O'Malley: City's Progress 'Irrefutable'

Annual Address Cites Education, Anti-Crime Efforts Over Tenure

By John Wagner
Washington Post Staff Writer
Tuesday, January 31, 2006; Page B05

BALTIMORE, Jan. 30 -- Baltimore Mayor Martin O'Malley on Monday used his final State of the City address before standing for election as a gubernatorial candidate to make the case that Baltimore has seen "progress that few people would have thought possible" since his arrival six years ago.

O'Malley (D) acknowledged that the "addicted and violent" city he inherited in late 1999 still faces major challenges. But during a 23-minute address laced with statistics, he argued that his city had made "sometimes nation-leading progress" in fighting violent crime, improving schools, reducing teen pregnancies, bolstering economic development and turning the city's finances around.

"Some in public service run away from tough challenges," O'Malley told a chamber packed with City Council members, city administrators and other dignitaries. "Together, we ran into the breach. Together, we chose to take responsibility."

The annual address, O'Malley's seventh as mayor, was notable for its lack of new initiatives for the coming year, during which O'Malley's agenda will be dominated by his campaign for governor.

Although O'Malley did not mention his bid for higher office, his speech, in effect, laid the foundation for how he would like Marylanders to judge his tenure as mayor: based on progress Baltimore has made rather than on a snapshot of its lingering big-city woes.

Which yardstick voters use could well determine O'Malley's future, some analysts believe.

Violent crime, for example, has dropped significantly since O'Malley took office, but Baltimore remains among the nation's deadliest cities-- a fact O'Malley did not mention in his address.

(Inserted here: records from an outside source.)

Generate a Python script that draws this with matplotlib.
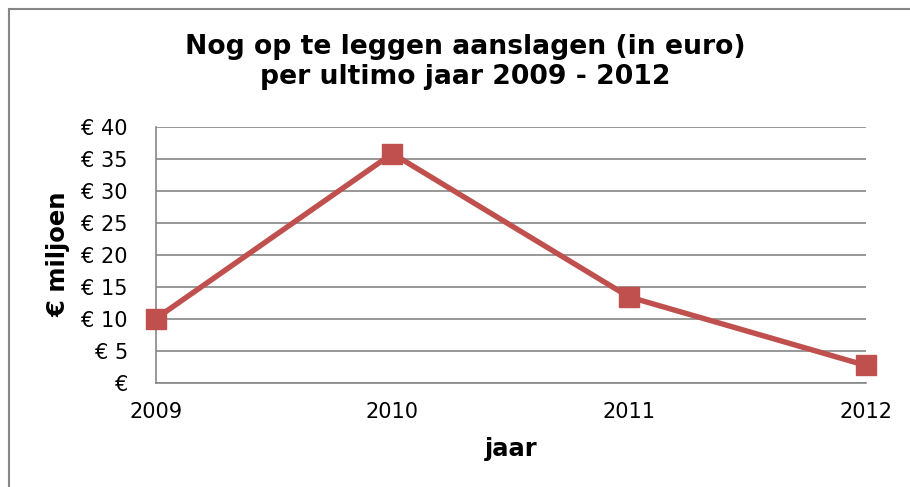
import matplotlib
matplotlib.use("Agg")
import matplotlib.pyplot as plt
from matplotlib.patches import Rectangle

years = ["2009", "2010", "2011", "2012"]
values = [10.0, 35.8, 13.4, 2.7]
yticks = [0, 5, 10, 15, 20, 25, 30, 35, 40]
ytick_labels = ["€"] + [f"€ {v}" for v in yticks[1:]]
title = "Nog op te leggen aanslagen (in euro)\nper ultimo jaar 2009 - 2012"

W, H = 910, 487
fig = plt.figure(figsize=(W / 100, H / 100), dpi=100)
plt.rcParams['font.family'] = ['DejaVu Sans']

# outer frame
fig.patches.append(Rectangle((9 / W, -0.1), 1.2, (H - 9) / H + 0.1, transform=fig.transFigure,
                             fill=False, edgecolor="#868686", linewidth=1.5))

left, right, top, bottom = 155.7, 865.7, 126.7, 382.7
ax = fig.add_axes([left / W, 1 - bottom / H, (right - left) / W, (bottom - top) / H])

x = list(range(len(years)))
ax.plot(x, values, color="#C0504D", linewidth=3.9, marker="s", markersize=14.4,
        markerfacecolor="#C0504D", markeredgecolor="#C0504D", clip_on=False, zorder=3)

ax.set_xlim(0, len(years) - 1)
ax.set_ylim(0, 40)
ax.set_yticks(yticks)
ax.set_yticklabels(ytick_labels)
ax.set_xticks(x)
ax.set_xticklabels(years)
ax.grid(axis="y", color="#868686", linewidth=1.2)
ax.set_axisbelow(True)
for s in ["top", "right"]:
    ax.spines[s].set_visible(False)
for s in ["left", "bottom"]:
    ax.spines[s].set_color("#868686")
    ax.spines[s].set_linewidth(1.2)
ax.tick_params(axis="both", length=0, labelsize=15, colors="black")
ax.tick_params(axis="y", pad=20)
ax.tick_params(axis="x", pad=14)

ax.set_ylabel("€ miljoen", fontsize=17.5, fontweight="bold", labelpad=8)
ax.set_xlabel("jaar", fontsize=17.5, fontweight="bold", labelpad=10.5)

fig.text(465 / W, 1 - 34 / H, title, ha="center", va="top", fontsize=19.2,
         fontweight="bold", linespacing=1.2)

fig.savefig("out.png", dpi=100)
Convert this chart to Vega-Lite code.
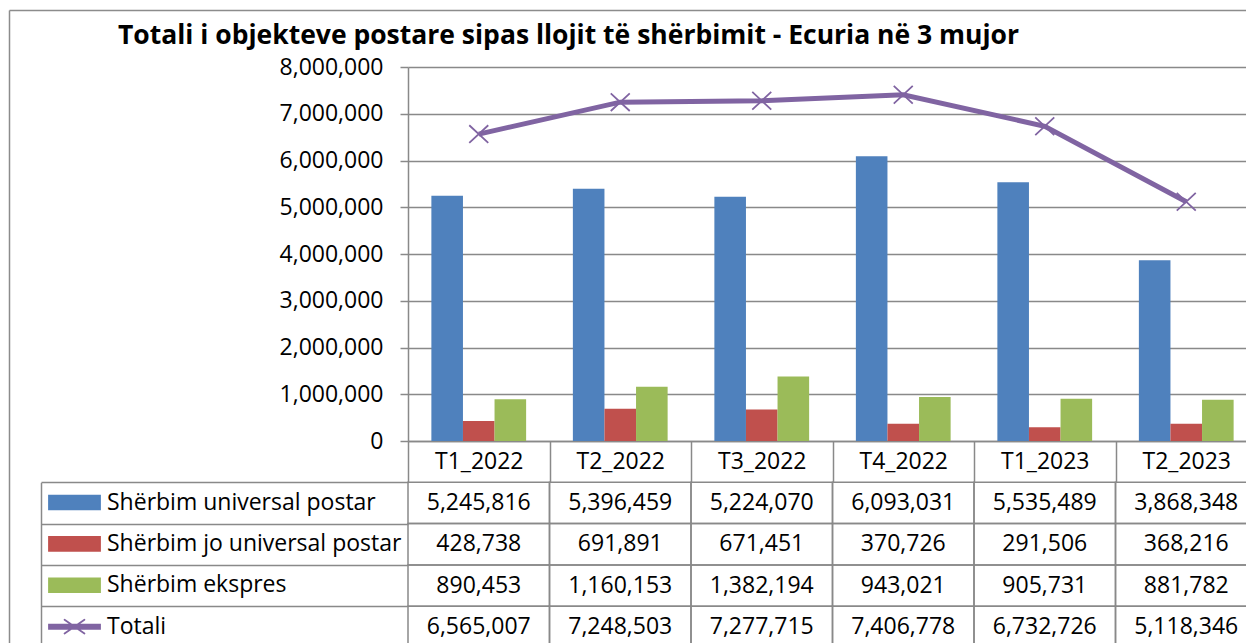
{
  "$schema": "https://vega.github.io/schema/vega-lite/v6.json",
  "autosize": {"type": "none"},
  "padding": {"left": 408, "top": 67, "right": 0, "bottom": 202},
  "width": 838,
  "height": 374,
  "background": "white",
  "config": {"view": {"stroke": null}, "font": "Open Sans"},
  "title": {
    "text": "Totali i objekteve postare sipas llojit të shërbimit - Ecuria në 3 mujor",
    "font": "Open Sans", "fontSize": 26.5, "fontWeight": "bold", "color": "black",
    "anchor": "start", "frame": "group", "dx": -290, "offset": -60, "baseline": "alphabetic"
  },
  "data": {"values": [
    {"q": "T1_2022", "s": "Shërbim universal postar", "v": 5245816},
    {"q": "T1_2022", "s": "Shërbim jo universal postar", "v": 428738},
    {"q": "T1_2022", "s": "Shërbim ekspres", "v": 890453},
    {"q": "T1_2022", "s": "Totali", "v": 6565007},
    {"q": "T2_2022", "s": "Shërbim universal postar", "v": 5396459},
    {"q": "T2_2022", "s": "Shërbim jo universal postar", "v": 691891},
    {"q": "T2_2022", "s": "Shërbim ekspres", "v": 1160153},
    {"q": "T2_2022", "s": "Totali", "v": 7248503},
    {"q": "T3_2022", "s": "Shërbim universal postar", "v": 5224070},
    {"q": "T3_2022", "s": "Shërbim jo universal postar", "v": 671451},
    {"q": "T3_2022", "s": "Shërbim ekspres", "v": 1382194},
    {"q": "T3_2022", "s": "Totali", "v": 7277715},
    {"q": "T4_2022", "s": "Shërbim universal postar", "v": 6093031},
    {"q": "T4_2022", "s": "Shërbim jo universal postar", "v": 370726},
    {"q": "T4_2022", "s": "Shërbim ekspres", "v": 943021},
    {"q": "T4_2022", "s": "Totali", "v": 7406778},
    {"q": "T1_2023", "s": "Shërbim universal postar", "v": 5535489},
    {"q": "T1_2023", "s": "Shërbim jo universal postar", "v": 291506},
    {"q": "T1_2023", "s": "Shërbim ekspres", "v": 905731},
    {"q": "T1_2023", "s": "Totali", "v": 6732726},
    {"q": "T2_2023", "s": "Shërbim universal postar", "v": 3868348},
    {"q": "T2_2023", "s": "Shërbim jo universal postar", "v": 368216},
    {"q": "T2_2023", "s": "Shërbim ekspres", "v": 881782},
    {"q": "T2_2023", "s": "Totali", "v": 5118346}
  ]},
  "layer": [
    {
      "encoding": {
        "x": {
          "field": "q", "type": "nominal",
          "sort": ["T1_2022", "T2_2022", "T3_2022", "T4_2022", "T1_2023", "T2_2023"],
          "scale": {"range": [0, 849], "paddingInner": 0, "paddingOuter": 0},
          "axis": {
            "orient": "bottom", "title": null, "labelFontSize": 23, "labelFont": "Open Sans", "labelColor": "black",
            "labelAngle": 0, "labelBaseline": "middle", "labelPadding": -20.7,
            "tickBand": "extent", "tickSize": 41.3, "tickColor": "#898989", "tickWidth": 1.5,
            "domainColor": "#898989", "domainWidth": 1.5, "grid": false, "labelOverlap": false
          }
        }
      },
      "layer": [
        {
          "encoding": {
            "y": {
              "field": "v", "type": "quantitative",
              "scale": {"domain": [0, 8000000], "nice": false},
              "axis": {
                "orient": "left", "title": null,
                "values": [0, 1000000, 2000000, 3000000, 4000000, 5000000, 6000000, 7000000, 8000000],
                "labelExpr": "format(datum.value, ',')",
                "labelFontSize": 23, "labelFont": "Open Sans", "labelColor": "black",
                "labelPadding": 17, "tickSize": 8, "tickColor": "#898989", "tickWidth": 1.5,
                "domainColor": "#898989", "domainWidth": 1.5,
                "grid": true, "gridColor": "#898989", "gridWidth": 1.5
              }
            },
            "color": {
              "field": "s", "type": "nominal",
              "scale": {
                "domain": ["Shërbim universal postar", "Shërbim jo universal postar", "Shërbim ekspres", "Totali"],
                "range": ["#4F81BD", "#C0504D", "#9BBB59", "#8064A2"]
              },
              "legend": {
                "orient": "none", "legendX": -360, "legendY": 409, "direction": "vertical",
                "title": null, "labelFontSize": 23, "labelFont": "Open Sans", "labelColor": "black",
                "labelOffset": 6, "symbolOffset": 0, "labelLimit": 500, "rowPadding": 2.4, "symbolSize": 2601,
                "symbolStrokeWidth": 1.8,
                "padding": 0, "offset": 0,
                "encode": {
                  "symbols": {
                    "update": {
                      "shape": {"signal": "datum.value === 'Totali' ? 'M-1,-0.08H1V0.08H-1Z M-0.39,-0.27L0.39,0.27 M-0.39,0.27L0.39,-0.27' : 'M-1,-0.27H1V0.27H-1Z'"},
                      "fill": {"signal": "scale('color', datum.value)"},
                      "fillOpacity": {"value": 1},
                      "stroke": {"signal": "datum.value === 'Totali' ? scale('color', datum.value) : 'transparent'"},
                      "strokeWidth": {"value": 1.8},
                      "strokeCap": {"value": "round"},
                      "size": {"value": 2601},
                      "opacity": {"value": 1}
                    }
                  }
                }
              }
            }
          },
          "layer": [
            {
              "transform": [{"filter": "datum.s !== 'Totali'"}],
              "mark": {"type": "bar"},
              "encoding": {
                "xOffset": {
                  "field": "s", "type": "nominal",
                  "sort": ["Shërbim universal postar", "Shërbim jo universal postar", "Shërbim ekspres"],
                  "scale": {"paddingInner": 0, "paddingOuter": 0.74}
                }
              }
            },
            {
              "transform": [{"filter": "datum.s === 'Totali'"}],
              "mark": {"type": "line", "strokeWidth": 5}
            },
            {
              "transform": [{"filter": "datum.s === 'Totali'"}],
              "mark": {"type": "point", "shape": "M-1,-0.93L1,0.93M-1,0.93L1,-0.93", "filled": false, "size": 361, "strokeWidth": 1.8, "opacity": 1}
            }
          ]
        },
        {
          "encoding": {
            "y": {
              "field": "s", "type": "nominal",
              "sort": ["Shërbim universal postar", "Shërbim jo universal postar", "Shërbim ekspres", "Totali"],
              "scale": {"range": [415.3, 580.5], "paddingInner": 0, "paddingOuter": 0},
              "axis": {
                "orient": "left", "offset": 367, "tickSize": -367, "tickBand": "extent",
                "labels": false, "title": null, "grid": false,
                "domainColor": "#898989", "domainWidth": 1.5, "tickColor": "#898989", "tickWidth": 1.5
              }
            }
          },
          "layer": [
            {
              "mark": {"type": "rect", "fill": "white", "fillOpacity": 0, "stroke": "#898989", "strokeWidth": 1.5}
            },
            {
              "mark": {"type": "text", "fontSize": 23, "font": "Open Sans", "color": "black"},
              "encoding": {
                "text": {"field": "v", "type": "quantitative", "format": ","}
              }
            }
          ]
        }
      ],
      "resolve": {"scale": {"y": "independent"}, "axis": {"y": "independent"}}
    },
    {
      "transform": [{"filter": "datum.q === 'T1_2022' && datum.s === 'Totali'"}],
      "mark": {"type": "point", "opacity": 0},
      "encoding": {
        "x": {
          "datum": 0, "type": "quantitative",
          "scale": {"domain": [0, 1], "range": [-399, 849]},
          "axis": {"orient": "top", "offset": 57, "ticks": false, "labels": false, "grid": false, "title": null, "domainColor": "#8c8c8c", "domainWidth": 1.5}
        },
        "y": {
          "datum": 0, "type": "quantitative",
          "scale": {"domain": [0, 1], "range": [700, -57]},
          "axis": {"orient": "left", "offset": 399, "ticks": false, "labels": false, "grid": false, "title": null, "domainColor": "#8c8c8c", "domainWidth": 1.5}
        }
      }
    }
  ],
  "resolve": {"scale": {"x": "independent", "y": "independent"}, "axis": {"x": "independent", "y": "independent"}}
}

The city recorded 269 homicides last year, a figure police attribute in large part to a pervasive drug trade. And although test scores have improved in Baltimore schools in recent years, they are the lowest among the state's 24 jurisdictions.

Both O'Malley's Democratic primary opponent, Montgomery County Executive Douglas M. Duncan, and the Republican incumbent, Gov. Robert L. Ehrlich Jr., have sought to spotlight Baltimore's crime and education problems in the early stages of the campaign.

On Monday, Duncan campaign manager Scott Arceneaux dismissed the speech as "election-year rhetoric from a mayor looking to climb the next rung on the political ladder" and highlighted the fact that O'Malley has fallen short of a goal he embraced of reducing homicides to 175 a year.

Urban strife has hobbled statewide aspirations of many other big-city mayors across the country, who have struggled over the years to connect with unsympathetic rural and suburban voters.

Aides to O'Malley say that the dynamic in Maryland is different, partly because of the state's small size and because of an expansive Baltimore television market that has made O'Malley a household name in more than half the state.

The centerpiece of O'Malley's address was built around a comparison of data from last year and, in some cases, a decade ago, several years before O'Malley took office.

The number of victims of violent crime, he said, fell from 20,000 to 11,000 during that period. The number of children killed in Baltimore fell from 45 to 13.

A decade ago, O'Malley said, Baltimore ranked No. 1 in the country in teen pregnancies, with 12 percent of teenage girls having babies. Now the rate is 8 percent, and Baltimore ranks No. 15.

The graduation rate in city schools has risen over the past decade, O'Malley said, from 42 percent to nearly 60 percent.

While work remains on that front, "the path of progress is clear and it is irrefutable -- except to the narrowest-minded of city bashers," O'Malley said.